Tapi mereka melakukannya di rumah-rumah mereka yang terletak di pinggiran kota atau di beberapa kota satelit. Mereka mungkin lebih pantas mendapatkan hari Minggu daripada saya. Setiap pagi dan sore atau malam hari mereka pasti berjibaku dengan kemacetan lalu lintas. Berdesak-desakan di bus kota, kereta api ataupun subway. Mereka bahkan sudah lelah ketika sampai kantor, dan mungkin empat kali lebih lelah ketika sampai rumah pada malam harinya.
Saya sendiri di hari Senin hingga Sabtu bekerja di beberapa proyek konstruksi gedung di luar kota, kadang luar pulau. Sebagai electrical engineer di sebuah perusahaan kontraktor yang punya banyak proyek di berbagai tempat, saya harus siap berpindah-pindah proyek dan tempat tinggal.
Suatu hari, saya tinggal di sebuah rumah yang disewa perusahaan bercampur dengan puluhan orang lain yang tidak saya kenal baik. Suatu hari lainnya saya tinggal di sebuah tempat semacam barak yang lebih mirip kandang ayam. Serius.
Usai bekerja selama sehari penuh, aroma peluh para kru proyek bercampur baur menjadi satu. Ruangannya juga super berantakan. Tapi bau itu akan pudar sepenuhnya setelah kami membersihkan diri satu per satu. Kecuali kondisi berantakan yang tidak akan pernah menjadi rapi.
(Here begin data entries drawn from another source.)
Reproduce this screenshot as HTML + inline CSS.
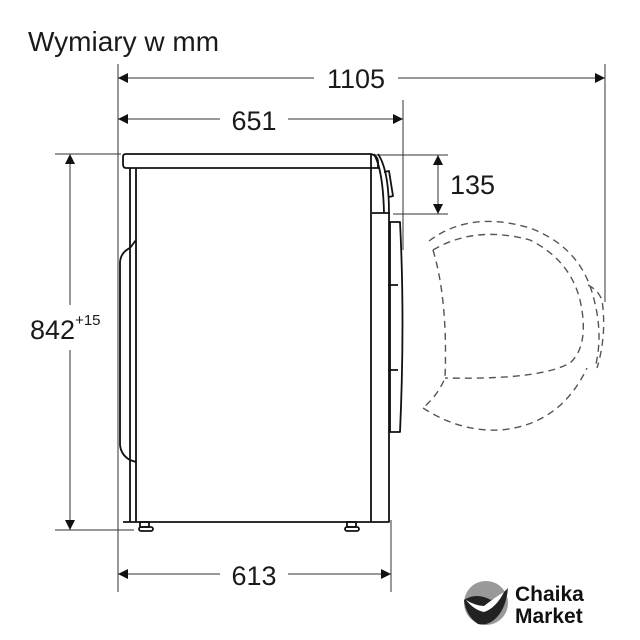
<!DOCTYPE html>
<html><head><meta charset="utf-8"><style>
html,body{margin:0;padding:0;background:#fff}
svg{display:block}
text{font-family:"Liberation Sans",sans-serif;fill:#1a1a1a}
</style></head><body>
<svg width="640" height="640" viewBox="0 0 640 640" xmlns="http://www.w3.org/2000/svg">
<defs>
<marker id="a" viewBox="0 0 10 10" refX="10" refY="5" markerWidth="14" markerHeight="10" markerUnits="userSpaceOnUse" orient="auto-start-reverse"><path d="M0,0 L10,5 L0,10z" fill="#111"/></marker>
</defs>
<text x="28" y="51" font-size="28">Wymiary w mm</text>
<g stroke="#333" stroke-width="1" fill="none">
<line x1="118" y1="64" x2="118" y2="592"/>
<line x1="605" y1="64" x2="605" y2="302"/>
<line x1="403" y1="100" x2="403" y2="250"/>
<line x1="391" y1="520" x2="391" y2="592"/>
<line x1="55" y1="154" x2="121" y2="154"/>
<line x1="55" y1="530" x2="134" y2="530"/>
<line x1="375" y1="155" x2="448" y2="155"/>
<line x1="393" y1="214" x2="448" y2="214"/>
<line x1="118" y1="78" x2="314" y2="78" marker-start="url(#a)"/>
<line x1="398" y1="78" x2="605" y2="78" marker-end="url(#a)"/>
<line x1="118" y1="119" x2="220" y2="119" marker-start="url(#a)"/>
<line x1="288" y1="119" x2="403" y2="119" marker-end="url(#a)"/>
<line x1="118" y1="574" x2="220" y2="574" marker-start="url(#a)"/>
<line x1="288" y1="574" x2="391" y2="574" marker-end="url(#a)"/>
<line x1="70" y1="154" x2="70" y2="305" marker-start="url(#a)"/>
<line x1="70" y1="350" x2="70" y2="530" marker-end="url(#a)"/>
<line x1="438" y1="155" x2="438" y2="214" marker-start="url(#a)" marker-end="url(#a)"/>
</g>
<text x="356" y="88" font-size="27" text-anchor="middle">1105</text>
<text x="254" y="130" font-size="27" text-anchor="middle">651</text>
<text x="254" y="585" font-size="27" text-anchor="middle">613</text>
<text x="450" y="194" font-size="27">135</text>
<text x="30" y="339" font-size="27">842<tspan font-size="15" dy="-14">+15</tspan></text>
<g stroke="#111" stroke-width="1.8" fill="none" stroke-linejoin="round">
<path d="M126,154 H371 Q378,156 378,162 V168 H126 Q123,168 123,164 V157 Q123,154 126,154z"/>
<line x1="371" y1="154" x2="371" y2="168"/>
<path d="M130,168 V522 M136,168 V522 M123,522 H389 V213"/>
<path d="M371,168 V522"/>
<path d="M374,154 Q383,170 384,213 M378,154 Q389,170 389,213"/>
<path d="M384,172 L389,171 L393,196 L389,197"/>
<path d="M372,213 H390"/>
<path d="M136,240 L130,248 Q121,252 120,262 V445 Q121,455 130,460 L136,462"/>
<path d="M390,222 H400 Q405,320 400,432 H390 Z M388,285 H398 M388,370 H398 M390,222 V432"/>
<rect x="140" y="522" width="9" height="5"/><rect x="139" y="527" width="14" height="4" rx="2"/>
<rect x="347" y="522" width="9" height="5"/><rect x="345" y="527" width="14" height="4" rx="2"/>
</g>
<g stroke="#555" stroke-width="1.4" fill="none" stroke-dasharray="7,5">
<path d="M429,241 Q470,210 530,228 Q575,245 590,286 Q605,330 595,368"/>
<path d="M433,250 Q475,225 530,240 Q570,260 580,300 Q590,345 570,363 Q540,380 445,378"/>
<path d="M433,250 Q448,300 445,378 Q438,395 423,408"/>
<path d="M423,408 Q460,432 500,430 Q560,425 587,368"/>
<path d="M588,285 Q598,290 602,300 Q607,335 597,368"/>
</g>
<circle cx="486" cy="603" r="22" fill="#999"/>
<path d="M464,600 Q476,592 491,600 Q501,596 508,588 Q506,610 494,620 Q486,626 478,624 Q466,616 464,600z" fill="#222"/>
<path d="M466,600 Q476,606 484,606 Q494,598 504,592 Q496,608 484,612 Q474,610 466,600z" fill="#fff"/>
<text x="515" y="601" font-size="21" font-weight="bold" style="fill:#111">Chaika</text>
<text x="515" y="623" font-size="21" font-weight="bold" style="fill:#111">Market</text>
</svg>
</body></html>
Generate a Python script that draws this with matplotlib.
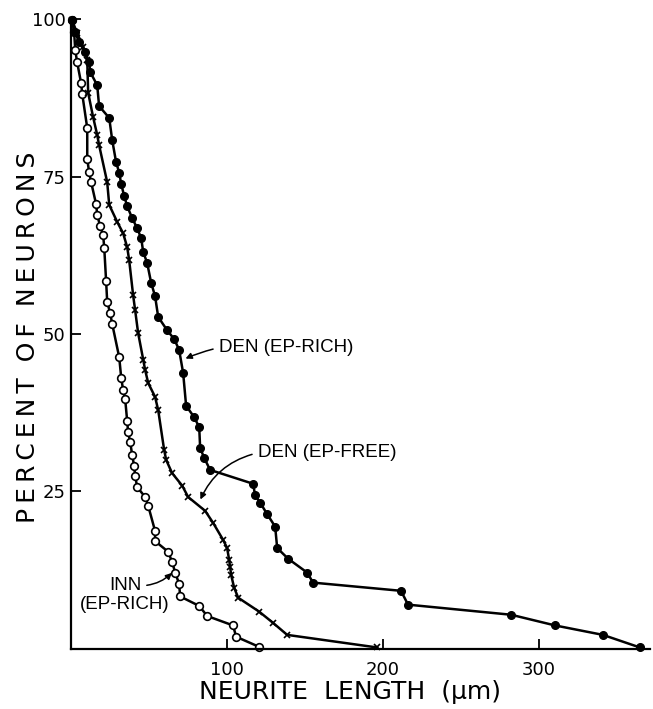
import numpy as np
import matplotlib.pyplot as plt

plt.rcParams['font.family'] = ['DejaVu Sans']

# DEN (EP-RICH), filled circles
den_rich_x = [0.6, 2.6, 5.1, 9.0, 11.5, 12.2, 16.7, 17.9, 24.4, 26.3, 28.8, 30.8,
              32.1, 34.0, 35.9, 39.1, 42.3, 44.9, 46.2, 48.7, 51.3, 53.8, 55.8,
              61.5, 66.0, 69.2, 71.8, 73.7, 78.8, 82.1, 82.7, 85.3, 89.1, 116.7,
              117.9, 121.2, 125.6, 130.8, 132.1, 139.1, 151.3, 155.1, 211.5, 216.0,
              282.1, 310.3, 341.0, 364.7]
den_rich_y = [99.8, 97.9, 96.3, 94.8, 93.2, 91.6, 89.5, 86.2, 84.3, 80.8, 77.3, 75.6,
              73.8, 71.9, 70.3, 68.4, 66.8, 65.2, 63.0, 61.3, 58.1, 56.0, 52.7,
              50.6, 49.2, 47.5, 43.8, 38.6, 36.8, 35.2, 31.9, 30.3, 28.4, 26.2,
              24.4, 23.2, 21.4, 19.4, 16.0, 14.3, 12.1, 10.5, 9.2, 7.0,
              5.4, 3.7, 2.2, 0.2]

# DEN (EP-FREE), x markers
den_free_x = [0.6, 3.8, 7.7, 10.3, 10.9, 14.1, 16.7, 17.9, 23.1, 24.4, 29.5, 33.3,
              35.9, 37.2, 39.7, 41.0, 42.9, 46.2, 47.4, 49.4, 53.8, 55.8, 59.6,
              60.9, 64.7, 71.2, 75.0, 85.9, 91.0, 97.4, 100.0, 101.3, 101.9, 102.6,
              104.5, 107.1, 120.5, 129.5, 138.5, 196.2]
den_free_y = [99.8, 97.8, 95.6, 93.5, 88.3, 84.4, 81.6, 80.0, 74.1, 70.5, 67.8, 66.0,
              63.8, 61.7, 56.2, 53.8, 50.2, 45.9, 44.3, 42.2, 40.0, 37.9, 31.6,
              30.0, 27.9, 25.9, 24.1, 21.9, 20.0, 17.3, 16.0, 14.1, 13.0, 11.7,
              9.7, 8.1, 5.9, 4.1, 2.2, 0.2]

# INN (EP-RICH), open circles
inn_x = [0.6, 1.9, 2.6, 3.8, 6.4, 7.1, 10.3, 10.3, 11.5, 12.8, 16.0, 16.7, 18.6,
         20.5, 21.2, 22.4, 23.1, 25.0, 26.3, 30.8, 32.1, 33.3, 34.6, 35.9, 36.5,
         37.8, 39.1, 40.4, 41.0, 42.3, 47.4, 49.4, 53.8, 53.8, 62.2, 64.7, 66.7,
         69.2, 69.9, 82.1, 87.2, 103.8, 105.8, 120.5]
inn_y = [99.8, 97.9, 95.1, 93.2, 89.8, 88.1, 82.7, 77.8, 75.7, 74.1, 70.6, 68.9, 67.1,
         65.7, 63.7, 58.4, 55.1, 53.3, 51.6, 46.3, 43.0, 41.1, 39.7, 36.2, 34.4,
         32.9, 30.8, 29.0, 27.5, 25.7, 24.1, 22.7, 18.7, 17.1, 15.4, 13.8, 12.1,
         10.3, 8.3, 6.8, 5.2, 3.7, 1.9, 0.3]

x_ticks = [100, 200, 300]
y_ticks = [25, 50, 75, 100]


def spaced(s, gap='\u2009'):
    # lettering in the original is widely spaced
    return gap.join(s)


fig = plt.figure(figsize=(6.53, 7.09), dpi=100)
ax = fig.add_axes([0.109, 0.085, 0.886, 0.888])

lw = 1.8
ax.plot(inn_x, inn_y, '-o', color='black', lw=lw, ms=5.5, mfc='white', mew=1.2, clip_on=False)
ax.plot(den_free_x, den_free_y, '-x', color='black', lw=lw, ms=4, mew=1.2, clip_on=False)
ax.plot(den_rich_x, den_rich_y, '-o', color='black', lw=lw, ms=5.5, clip_on=False)

# labels with arrows
lab = dict(fontsize=13.5, family='Liberation Sans')
arr = dict(arrowstyle='-|>', color='black', lw=1.1, mutation_scale=9, shrinkA=2, shrinkB=1)
ax.annotate('DEN (EP-RICH)', xy=(72.5, 46.0), xytext=(94.5, 47.8),
            ha='left', va='center', **lab,
            arrowprops=dict(relpos=(0, 0.5), connectionstyle='arc3,rad=0.05', **arr))
ax.annotate('DEN (EP-FREE)', xy=(82.5, 23.5), xytext=(119.5, 31.1),
            ha='left', va='center', **lab,
            arrowprops=dict(relpos=(0, 0.5), connectionstyle='arc3,rad=0.25', **arr))
ax.annotate('INN', xy=(65.2, 12.2), xytext=(34.6, 10.0),
            ha='center', va='center', **lab,
            arrowprops=dict(relpos=(1, 0.5), connectionstyle='arc3,rad=0.2', **arr))
ax.text(34.6, 7.0, '(EP-RICH)', ha='center', va='center', **lab)

ax.set_xlim(0, 371)
ax.set_ylim(0, 100)
ax.set_xticks(x_ticks)
ax.set_yticks(y_ticks)
ax.tick_params(direction='in', length=7, width=1.3, labelsize=13)
ax.tick_params(axis='x', pad=9)
ax.tick_params(axis='y', pad=4)
for s in ['top', 'right']:
    ax.spines[s].set_visible(False)
for s in ['left', 'bottom']:
    ax.spines[s].set_linewidth(1.6)

ax.set_xlabel('NEURITE  LENGTH  (\u03bcm)', fontsize=18, va='top')
ax.xaxis.set_label_coords(0.482, -0.05)
ax.set_ylabel(spaced('PERCENT') + '  ' + spaced('OF') + '  ' + spaced('NEURONS'), fontsize=18)
ax.yaxis.set_label_coords(-0.054, 0.495)

fig.savefig('out.png', dpi=100)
Hari Minggu adalah hari saya yang tidak bisa diganggu gugat. Well, tak ada salahnya saya menikmati mager sepanjang hari Minggu di rumah saya sendiri, menikmati kesendirian di kota. Apalagi matahari agak redup menyinar usai hujan mengguyur kota semalam. Cuacanya cukup syahdu untuk bersantai seharian. Beberapa awan kelabu masih terlihat di atas gedung-gedung perkantoran dan apartemen.
Mungkin nanti siang saya akan turun ke bawah mencari makanan dan kudapan untuk teman menonton televisi. Tapi rasanya penat ini masih menggelayut, masih cukup kuat menahan saya untuk keluar dari ranjang. Bahkan untuk meraih gelas berisi air putih sekalipun di meja di sebelah ranjang. Dengan susah payah, akhirnya saya berhasil meraih gelas itu dan meminum isinya dengan sekali teguk. Tandas.
Saya kembali ke ranjang, menatap layar televisi tanpa suara. Sengaja saya buat mute karena saya ingin ketenangan. Lama-lama kedua mata saya terasa berat dan nampaknya saya bakal terhempas di alam mimpi lagi.
Brrrtttt... brrrtt.... Tiba-tiba suara getar dari ponsel di atas meja kecil di samping ranjang sontak mengejutkan saya, membatalkan perjalanan saya ke dunia mimpi.
Riza, Â teman kantor. Ia perlu beberapa dokumen instalasi jaringan listrik untuk proyek pertokoan besar di luar pulau. Hari ini ada beberapa orang yang akan lembur mengerjakannya. Saya menggeleng-gelengkan kepala, mereka tetap masuk di hari Minggu ini. Tapi yah, sudahlah. Dengan beberapa kali tap, file desain instalasi kelistrikan berukuran hampir lima gigabita sukses terkirim ke emailnya.